2) Elvis Presley - The Complete Masters Collection. 36 CDs: 711 recordings and a Certificate of Authenticity from Priscilla Presley! All for only $400, rather $399! Plus $29.95 shipping and handling. The 24-page booklet, the Collector's Keepsake 45 RPM record of "That's All Right" and "Blue Moon of Kentucky" and that certificate from Priscilla are FREE! (This is a $100 savings from what you might pay if your brother-in-law or Ticketmaster were handling the deal. With an offer like this, you'll quickly realize there is no recession whatsoever and that you've had a job all along! You just didn't know it! Remember, the landlord can't evict you that quickly and who doesn't miss an alimony payment from time to time? Lucky for me, I don't like most anything he did after 1958 or else, I'd really be screwed!
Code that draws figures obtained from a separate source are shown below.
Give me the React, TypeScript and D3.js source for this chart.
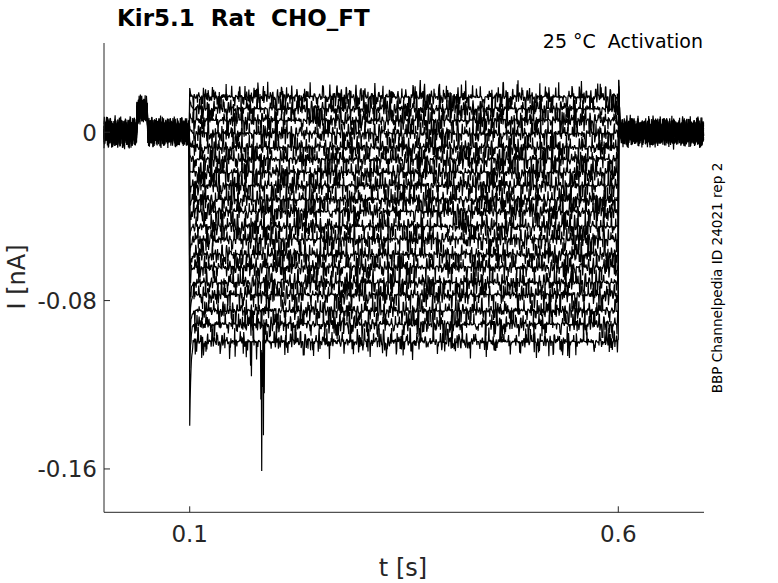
import React, { useMemo } from "react";
import * as d3 from "d3";

// steady-state current of each sweep during the step (nA)
const sweepLevels = [
  0.0168, 0.0112, 0.0057, -0.0006, -0.0072, -0.0128, -0.0191, -0.0253, -0.032, -0.0376,
  -0.0447, -0.0508, -0.0581, -0.0641, -0.0714, -0.0772, -0.0848, -0.0912, -0.0995,
];
// first sample after the step onset at 0.1 s (nA)
const onsetPeaks = [
  0.021, 0.0152, 0.0088, 0.0031, -0.0046, -0.0107, -0.0184, -0.0262, -0.0341, -0.0405,
  -0.0493, -0.0566, -0.0652, -0.0731, -0.0815, -0.0902, -0.1004, -0.1121, -0.1395,
];
// tail current just after the step end at 0.6 s (nA)
const tailPeaks = [
  0.0061, 0.0074, 0.0069, 0.0092, 0.0105, 0.0098, 0.0121, 0.0133, 0.0127, 0.0149,
  0.0158, 0.0166, 0.0181, 0.0175, 0.0196, 0.0207, 0.0214, 0.0226, 0.0233,
];
// holding current offset per sweep (nA)
const baselineOffsets = [
  0.0012, -0.0008, 0.0004, -0.0015, 0.0009, -0.0003, 0.0017, -0.0011, 0.0002, -0.0006,
  0.0014, -0.0018, 0.0007, -0.0001, 0.001, -0.0013, 0.0005, -0.0009, 0.0016,
];
// shared artefact on the holding trace around 39-50 ms
const bumpStart = 0.0385;
const bumpEnd = 0.0505;
const bumpValue = 0.0105;

// sharp downward events on the largest sweeps
const spikeSweeps = [18, 18, 18, 18, 18, 17, 17, 16, 18];
const spikeTimes = [0.171, 0.172, 0.183, 0.184, 0.185, 0.186, 0.187, 0.174, 0.178];
const spikeValues = [-0.111, -0.116, -0.127, -0.161, -0.121, -0.144, -0.124, -0.098, -0.108];

// decay shapes of the capacitive transients (per 0.5 ms sample)
const onsetDecay = [1, 0.7, 0.5, 0.35, 0.24, 0.16, 0.1, 0.06, 0.03];
const tailDecay = [1, 0.6, 0.32, 0.15, 0.06];

// recorded noise, normalised
const noiseA = [
  0.42, -0.81, 0.15, 0.93, -0.37, -0.62, 0.71, 0.08, -0.95, 0.33, 0.56, -0.24, -0.77, 0.88, -0.12, 0.47,
  -0.58, 0.02, 0.79, -0.91, 0.26, -0.43, 0.64, -0.06, -0.69, 0.97, -0.31, 0.18, -0.84, 0.52, 0.11, -0.49,
  0.73, -0.98, 0.37, 0.61, -0.15, -0.72, 0.85, -0.27, 0.04, -0.63, 0.91, -0.41, 0.29, -0.87, 0.58, 0.13,
  -0.53, 0.76, -0.09, -0.94, 0.44, 0.22, -0.66, 0.82, -0.35, 0.07, -0.78, 0.99, -0.46, 0.31, -0.19, -0.57,
  0.68, -0.83, 0.16, 0.49, -0.71, 0.94, -0.03, -0.39, 0.62, -0.89, 0.24, 0.55, -0.28, -0.74, 0.86, -0.13,
  0.39, -0.96, 0.67, 0.09, -0.51, 0.78, -0.22, -0.65, 0.93, -0.44, 0.19, -0.82, 0.57, 0.01, -0.59, 0.72, -0.34,
];
const noiseB = [
  -0.55, 0.83, -0.21, 0.39, -0.92, 0.64, 0.12, -0.47, 0.75, -0.33, -0.68, 0.96, -0.14, 0.28, -0.86, 0.51,
  0.03, -0.61, 0.89, -0.38, 0.22, -0.79, 0.66, -0.05, -0.44, 0.81, -0.97, 0.35, 0.58, -0.26, -0.73, 0.92,
  -0.17, 0.46, -0.88, 0.14, 0.69, -0.52, 0.31, -0.95, 0.77, -0.08, -0.36, 0.6, -0.84, 0.27, 0.49, -0.66,
  0.99, -0.23, -0.57, 0.71, -0.11, 0.41, -0.9, 0.18, 0.63, -0.45, 0.85, -0.29, -0.7,
];

const yTicks = [0, -0.08, -0.16];
const yTickLabels = ["0", "-0.08", "-0.16"];
const xTicks = [0.1, 0.6];
const xTickLabels = ["0.1", "0.6"];

const W = 778;
const H = 583;
const font = "'DejaVu Sans', sans-serif";
const axisColor = "#262626";

const stepOn = 0.1;
const stepOff = 0.6;
const dt = 0.0005;

type Pt = [number, number];

function buildSweep(i: number): Pt[] {
  const pts: Pt[] = [];
  const n = Math.round(0.7 / dt);
  const kOn = Math.round(stepOn / dt);
  const kOff = Math.round(stepOff / dt);
  for (let k = 0; k < n; k++) {
    const t = k * dt;
    const a = noiseA[(k * 7 + i * 29) % noiseA.length];
    const b = noiseB[(k * 3 + i * 17) % noiseB.length];
    const nz = 0.6 * a + 0.4 * b;
    // dense core with occasional large excursions
    const sPulse = Math.sign(nz) * Math.pow(Math.abs(nz), 2.1);
    const sHold = Math.sign(nz) * Math.pow(Math.abs(nz), 1.6);
    let v: number;
    if (k < kOn) {
      v = baselineOffsets[i] + sHold * 0.0072;
      if (t >= bumpStart && t <= bumpEnd) v += bumpValue;
    } else if (k <= kOff) {
      const j = k - kOn;
      v = sweepLevels[i] + sPulse * 0.0092;
      if (j < onsetDecay.length)
        v = sweepLevels[i] + onsetDecay[j] * (onsetPeaks[i] - sweepLevels[i]) + (j > 0 ? sPulse * 0.004 : 0);
      spikeSweeps.forEach((sw, si) => {
        if (sw === i && Math.abs(spikeTimes[si] - t) < dt / 2) v = spikeValues[si];
      });
    } else {
      const j = k - kOff - 1;
      v = baselineOffsets[i] + sHold * 0.0072;
      if (j < tailDecay.length) v += tailDecay[j] * tailPeaks[i];
    }
    pts.push([t, v]);
  }
  return pts;
}

export default function App() {
  const x = d3.scaleLinear().domain([0, 0.7]).range([104, 704]);
  const y = d3.scaleLinear().domain([0.0424, -0.1806]).range([43, 512.3]);

  const paths = useMemo(() => {
    const line = d3
      .line<Pt>()
      .x((d) => x(d[0]))
      .y((d) => y(d[1]));
    return sweepLevels.map((_, i) => line(buildSweep(i)) as string);
  }, []);

  const x0 = x.range()[0];
  const x1 = x.range()[1];
  const y0 = y.range()[1];
  const yTop = y.range()[0];

  return (
    <div style={{ position: "absolute", left: 0, top: 0 }}>
      <svg width={W} height={H} style={{ display: "block", background: "#fff" }}>
        <g>
          {paths.map((d, i) => (
            <path key={i} d={d} fill="none" stroke="#000" strokeWidth={1.2} strokeLinejoin="bevel" />
          ))}
        </g>

        {/* axes */}
        <line x1={x0} x2={x0} y1={yTop} y2={y0} stroke={axisColor} strokeWidth={1} />
        <line x1={x0} x2={x1} y1={y0} y2={y0} stroke={axisColor} strokeWidth={1} />
        {yTicks.map((v, i) => (
          <g key={"y" + i}>
            <line x1={x0} x2={x0 + 6} y1={y(v)} y2={y(v)} stroke={axisColor} strokeWidth={1} />
            <text
              x={97}
              y={y(v)}
              dy="0.36em"
              textAnchor="end"
              fontFamily={font}
              fontSize={23}
              fill={axisColor}
            >
              {yTickLabels[i]}
            </text>
          </g>
        ))}
        {xTicks.map((v, i) => (
          <g key={"x" + i}>
            <line x1={x(v)} x2={x(v)} y1={y0} y2={y0 - 6} stroke={axisColor} strokeWidth={1} />
            <text x={x(v)} y={542} textAnchor="middle" fontFamily={font} fontSize={23} fill={axisColor}>
              {xTickLabels[i]}
            </text>
          </g>
        ))}

        {/* axis labels */}
        <text x={403} y={576} textAnchor="middle" fontFamily={font} fontSize={24} fill={axisColor}>
          t [s]
        </text>
        <text
          transform="translate(25,277) rotate(-90)"
          textAnchor="middle"
          fontFamily={font}
          fontSize={24}
          fill={axisColor}
        >
          I [nA]
        </text>

        {/* titles */}
        <text
          x={117}
          y={26}
          fontFamily={font}
          fontSize={23}
          fontWeight="bold"
          fill="#000"
          style={{ whiteSpace: "pre" }}
        >
          {"Kir5.1  Rat  CHO_FT"}
        </text>
        <text
          x={703}
          y={48}
          textAnchor="end"
          fontFamily={font}
          fontSize={19}
          fill="#000"
          style={{ whiteSpace: "pre" }}
        >
          {"25 °C  Activation"}
        </text>
        <text
          transform="translate(722,278) rotate(-90)"
          textAnchor="middle"
          fontFamily={font}
          fontSize={13.6}
          fill="#000"
        >
          BBP Channelpedia ID 24021 rep 2
        </text>
      </svg>
    </div>
  );
}
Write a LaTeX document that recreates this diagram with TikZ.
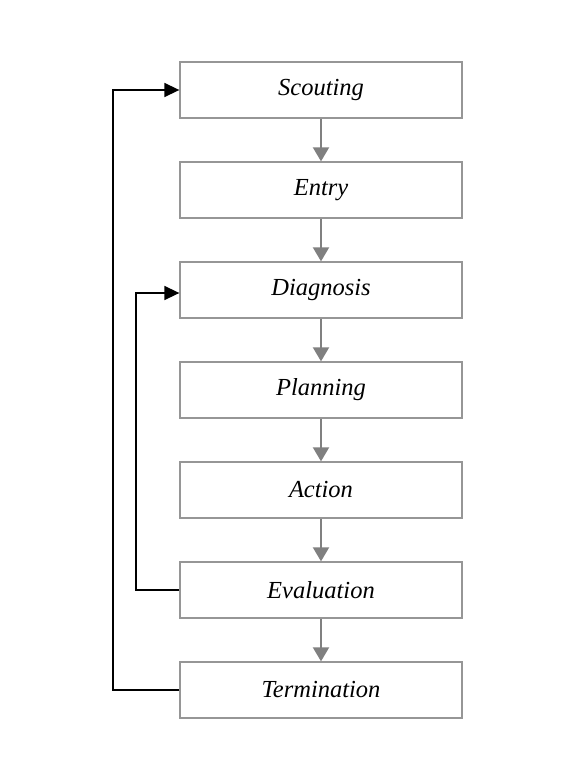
\documentclass[tikz,border=0pt]{standalone}
\usepackage{fontspec}
\setmainfont{Liberation Serif}
\usetikzlibrary{arrows.meta}
\begin{document}
\begin{tikzpicture}[x=1pt,y=-1pt,
  stage/.style={draw={rgb,255:red,150;green,150;blue,150}, line width=1.3pt,
    minimum width=282pt, minimum height=56pt, inner sep=0pt,
    font=\fontsize{24.5}{26}\selectfont\itshape},
  flow/.style={draw={rgb,255:red,128;green,128;blue,128}, line width=2pt,
    -{Triangle[length=14pt,width=16pt]}},
  loop/.style={draw=black, line width=1.6pt,
    -{Triangle[length=15pt,width=14pt]}}]
\useasboundingbox (0,0) rectangle (561,776);
\node[stage] (s1) at (321,90) {Scouting};
\node[stage] (s2) at (321,190) {Entry};
\node[stage] (s3) at (321,290) {Diagnosis};
\node[stage] (s4) at (321,390) {Planning};
\node[stage] (s5) at (321,490) {Action};
\node[stage] (s6) at (321,590) {Evaluation};
\node[stage] (s7) at (321,690) {Termination};
\foreach \a/\b in {s1/s2,s2/s3,s3/s4,s4/s5,s5/s6,s6/s7}
  \draw[flow] (\a.south) -- (\b.north);
\draw[loop] (s7.west) -- (113,690) |- (s1.west);
\draw[loop] (s6.west) -- (136,590) |- ([yshift=-3pt]s3.west);
\end{tikzpicture}
\end{document}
1) Miles Davis - The Genius of Miles Davis. 43 CDs: While you're buying up Edith Piaf, Blue Note and Elvis Presley, you'll be happy to see that for only $749 (plus shipping & handling) (which sure beats the original price of $1,199.99!) you can purchase this 43-CD set of Miles Davis, which includes an individually numbered, exact replica of Miles Davis' Trumpet Case, which houses the CDs; eight box sets to separate the 43 CDs; a T-Shirt; a lithograph; and an exact replica of the "Gustat" Heim 2 mouthpiece used by Miles during his career. How does it sound? I'm sure it sounds great! But how the hell should I know? If you think I've got even the "shipping and handling" for this set, then you've greatly misunderstood the Yahoo! "Voucher" system. All my money has that Stephen King-looking-like mutha on the bills!